Paul shows kindness to people like Mary, to those he believes he can trust because they don’t come from wealth and privilege, but the film never once addresses race or racism, to its credit. Mary is given a complete story on her own, with some of the film’s best lines — her whole past and even her present is explored in the film. She wasn’t just the Black cook at the school to illustrate racism, as one would expect in a movie in 2023. Like all of the characters in the film, she is a memorable person whose story matters. And Randolph is spectacular in this.
At some point during The Holdovers, I started crying and couldn’t really stop until the film’s end. Payne has made his most sentimental film to date, which says a lot for a guy whose career has been built on characters that keep us at arm’s length. Not here. They bring us in for a warm embrace. They allow for each of the characters to have moments of vulnerability, of making stupid mistakes, of doing dumb things, and then eventually reaching their limit where the only thing left to do is give in.
We leave the film with these characters, fully realized, living inside our minds and our hearts as though we met them and know them. Each of them so clearly defined, no person who watched this movie would have a hard time explaining the story and would be able to remember every scene, from the smallest details (like what they ate at a diner) to the broader themes about people who choose to hide rather than live their lives.

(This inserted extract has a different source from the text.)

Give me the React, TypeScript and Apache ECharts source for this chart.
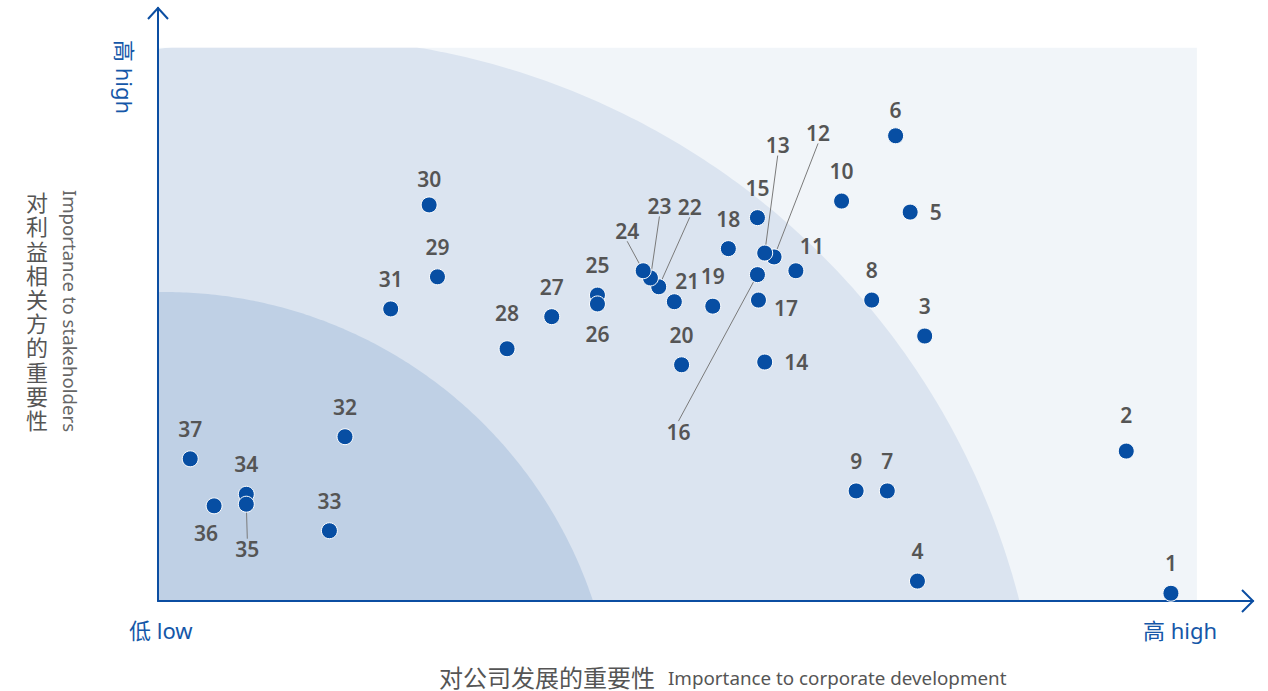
import React, { useEffect, useRef } from "react";
import * as echarts from "echarts";

// ---------------- data ----------------
const issueIds = [
  "1", "2", "3", "4", "5", "6", "7", "8", "9", "10",
  "11", "12", "13", "14", "15", "16", "17", "18", "19", "20",
  "21", "22", "23", "24", "25", "26", "27", "28", "29", "30",
  "31", "32", "33", "34", "35", "36", "37",
];
// importance to corporate development (0-10)
const corporateImportance = [
  9.75, 9.32, 7.38, 7.31, 7.24, 7.10, 7.02, 6.87, 6.72, 6.58,
  6.14, 5.93, 5.84, 5.84, 5.77, 5.77, 5.78, 5.49, 5.34, 5.04,
  4.97, 4.82, 4.74, 4.67, 4.23, 4.23, 3.79, 3.36, 2.69, 2.61,
  2.24, 1.80, 1.65, 0.85, 0.85, 0.54, 0.31,
];
// importance to stakeholders (0-10)
const stakeholderImportance = [
  0.14, 2.71, 4.79, 0.36, 7.03, 8.41, 1.99, 5.44, 1.99, 7.23,
  5.97, 6.22, 6.29, 4.32, 6.93, 5.90, 5.44, 6.37, 5.33, 4.27,
  5.41, 5.68, 5.84, 5.97, 5.53, 5.37, 5.14, 4.56, 5.86, 7.16,
  5.28, 2.97, 1.27, 1.93, 1.75, 1.72, 2.57,
];
const xEndLabels = ["低 low", "高 high"];
const yEndLabel = "高 high";
const xTitleCn = "对公司发展的重要性";
const xTitleEn = "Importance to corporate development";
const yTitleCn = "对利益相关方的重要性";
const yTitleEn = "Importance to stakeholders";

// ---------------- styling ----------------
const AXIS_BLUE = "#0b4ea2";
const LABEL_BLUE = "#1557a8";
const DOT_BLUE = "#074ea3";
const TEXT_GREY = "#555555";
const FONT = '"Noto Sans", "Noto Sans CJK SC", sans-serif';

// label side per issue (style, not data); default is top
const labelSide: Record<string, string> = {
  "5": "right",
  "14": "right",
  "17": "right",
  "26": "bottom",
  "36": "bottom",
};
// small nudges of labels (dx, dy)
const labelNudge: Record<string, number[]> = {
  "11": [16, 5],
  "21": [13, 9],
  "17": [-4, 8],
  "36": [-8, -3],
  "2": [0, -6],
  "28": [0, -6],
  "6": [0, 4],
  "30": [0, 4],
};
// labels moved away with a leader line (dx, dy from the dot centre)
const leaderShift: Record<string, number[]> = {
  "12": [44, -124],
  "13": [13, -108],
  "16": [-79, 157],
  "22": [31, -80],
  "23": [9, -72],
  "24": [-16, -40],
  "35": [1, 45],
};

const X_MAX = 10.54;
const Y_MAX = 10.72;

function zonePolygon(o: number[], c: number[], k: number, rel: number[], r: number) {
  const cx = o[0] + rel[0] * k;
  const cy = o[1] + rel[1] * k;
  const R = r * k;
  const top = c[1];
  const bx = cx + Math.sqrt(Math.max(R * R - (o[1] - cy) * (o[1] - cy), 0));
  const ly = cy - Math.sqrt(Math.max(R * R - (o[0] - cx) * (o[0] - cx), 0));
  const a1 = Math.atan2(o[1] - cy, bx - cx);
  const a2 = Math.atan2(ly - cy, o[0] - cx);
  const pts: number[][] = [[o[0], o[1]]];
  const n = 160;
  for (let i = 0; i <= n; i++) {
    const a = a1 + ((a2 - a1) * i) / n;
    let x = cx + R * Math.cos(a);
    let y = cy + R * Math.sin(a);
    if (y < top) y = top;
    if (x > c[0]) x = c[0];
    if (x < o[0]) x = o[0];
    pts.push([x, y]);
  }
  return pts;
}

export default function App() {
  const ref = useRef<HTMLDivElement>(null);
  useEffect(() => {
    if (!ref.current) return;
    const chart = echarts.init(ref.current, undefined, { renderer: "svg" });

    const points = issueIds.map((id, i) => {
      const item: any = {
        name: id,
        value: [corporateImportance[i], stakeholderImportance[i]],
      };
      if (leaderShift[id]) {
        item.label = { position: "inside" };
        item.labelLine = { show: true };
      } else if (labelSide[id]) {
        item.label = { position: labelSide[id] };
      }
      return item;
    });

    const option: any = {
      animation: false,
      grid: { left: 158, top: 8, right: 15, bottom: 90, containLabel: false },
      xAxis: {
        type: "value",
        min: 0,
        max: X_MAX,
        z: 3,
        axisLine: { show: true, onZero: false, lineStyle: { color: AXIS_BLUE, width: 2 } },
        axisTick: { show: false },
        axisLabel: { show: false },
        splitLine: { show: false },
      },
      yAxis: {
        type: "value",
        min: 0,
        max: Y_MAX,
        z: 3,
        axisLine: { show: true, onZero: false, lineStyle: { color: AXIS_BLUE, width: 2 } },
        axisTick: { show: false },
        axisLabel: { show: false },
        splitLine: { show: false },
      },
      series: [
        {
          type: "custom",
          silent: true,
          z: 1,
          clip: false,
          data: [[0, 0]],
          renderItem: (params: any, api: any) => {
            const o = api.coord([0, 0]);
            const c = api.coord([10, 10]);
            const w = c[0] - o[0];
            const h = o[1] - c[1];
            const k = w / 1039;
            return {
              type: "group",
              children: [
                {
                  type: "rect",
                  shape: { x: o[0], y: c[1], width: w, height: h },
                  style: { fill: "#f1f5f9" },
                },
                {
                  type: "polygon",
                  shape: { points: zonePolygon(o, c, k, [135, 186], 750) },
                  style: { fill: "#dbe4f0" },
                },
                {
                  type: "polygon",
                  shape: { points: zonePolygon(o, c, k, [7, 142], 451) },
                  style: { fill: "#bfd0e5" },
                },
              ],
            };
          },
        },
        {
          type: "scatter",
          z: 4,
          symbolSize: 16,
          itemStyle: { color: DOT_BLUE, borderColor: "#ffffff", borderWidth: 1, opacity: 1 },
          label: {
            show: true,
            position: "top",
            distance: 11,
            formatter: "{b}",
            color: TEXT_GREY,
            fontSize: 21,
            fontWeight: 600,
            fontFamily: FONT,
          },
          labelLine: { show: false, lineStyle: { color: "#7a7a7a", width: 1 } },
          labelLayout: (params: any) => {
            const id = issueIds[params.dataIndex];
            const s = leaderShift[id] || labelNudge[id];
            if (s) return { dx: s[0], dy: s[1] };
            return {};
          },
          emphasis: { disabled: true },
          data: points,
        },
      ],
      graphic: [
        {
          type: "polyline",
          z: 10,
          shape: { points: [[148, 19], [158, 8], [168, 19]] },
          style: { stroke: AXIS_BLUE, lineWidth: 2, fill: "none" },
        },
        {
          type: "polyline",
          z: 10,
          shape: { points: [[1242, 590], [1253, 601], [1242, 612]] },
          style: { stroke: AXIS_BLUE, lineWidth: 2, fill: "none" },
        },
        {
          type: "text",
          x: 129,
          y: 630,
          style: {
            text: xEndLabels[0], fill: LABEL_BLUE, fontSize: 22, fontFamily: FONT,
            textAlign: "left", textVerticalAlign: "middle",
          },
        },
        {
          type: "text",
          x: 1180,
          y: 630,
          style: {
            text: xEndLabels[1], fill: LABEL_BLUE, fontSize: 22, fontFamily: FONT,
            textAlign: "center", textVerticalAlign: "middle",
          },
        },
        {
          type: "text",
          x: 125,
          y: 77,
          rotation: -Math.PI / 2,
          style: {
            text: yEndLabel, fill: LABEL_BLUE, fontSize: 22, fontFamily: FONT,
            textAlign: "center", textVerticalAlign: "middle",
          },
        },
        {
          type: "text",
          x: 37,
          y: 311,
          style: {
            text: yTitleCn.split("").join("\n"), fill: TEXT_GREY, fontSize: 22, lineHeight: 24.2,
            fontFamily: FONT, textAlign: "center", textVerticalAlign: "middle",
          },
        },
        {
          type: "text",
          x: 70,
          y: 311,
          rotation: -Math.PI / 2,
          style: {
            text: yTitleEn, fill: "#666666", fontSize: 18.6, fontFamily: FONT,
            textAlign: "center", textVerticalAlign: "middle",
          },
        },
        {
          type: "text",
          x: 655,
          y: 677,
          style: {
            text: xTitleCn, fill: TEXT_GREY, fontSize: 24, lineHeight: 24, fontFamily: FONT,
            textAlign: "right", textVerticalAlign: "middle",
          },
        },
        {
          type: "text",
          x: 668,
          y: 678,
          style: {
            text: xTitleEn, fill: TEXT_GREY, fontSize: 18.8, lineHeight: 20, fontFamily: FONT,
            textAlign: "left", textVerticalAlign: "middle",
          },
        },
      ],
    };
    chart.setOption(option);
    return () => chart.dispose();
  }, []);
  return (
    <div
      ref={ref}
      style={{ position: "fixed", left: 0, top: 0, width: 1268, height: 691, background: "#ffffff" }}
    />
  );
}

Characters in movies now often are written with shortcuts to sympathy because they fit into a certain category or they’re afflicted with some kind of mental illness that defines who they are. It’s much harder to tell stories about ordinary people living out their lives. That makes this movie one that requires no kind of prior knowledge or in-the-know ideology — it’s simply a great story, well-told.
Hatred is an easy emotion to slip into. It can feel so good to be mean to other people, especially if we’ve convinced ourselves it’s justified. I saw one review of this movie that called it “imperfect” and another tweet that said something similar. That annoyed me to no end and was a reminder of why too many films have sucked so badly lately. We just don’t seem to have built a system that enriches and cultivates the best of them. But then I remember how easy it is to become a character in an Alexander Payne movie. How easy it is to cut yourself off from other people because they disappoint you or annoy you or enrage you.
Maybe, just maybe, you see a movie that leaves you changed. And you’re no longer Mr. Potter hiding the bank deposit and forcing George Bailey to humiliate himself. Now you’re Bailey himself, running through Bedford Falls, grateful for all of the good things on offer. The Holdovers is that movie too. It’s one that entire families could see and enjoy at Christmastime, as long as the gatekeepers keep that gate unlocked. It might sound corny or sappy, but now we know what it’s like to live without it. We know what it’s like to miss it. It’s that ancient concept that never dies: catharsis.
This is just not something we see every day in Hollywood, much less the Oscar race. But we need it. We need it as people. We need it as a country.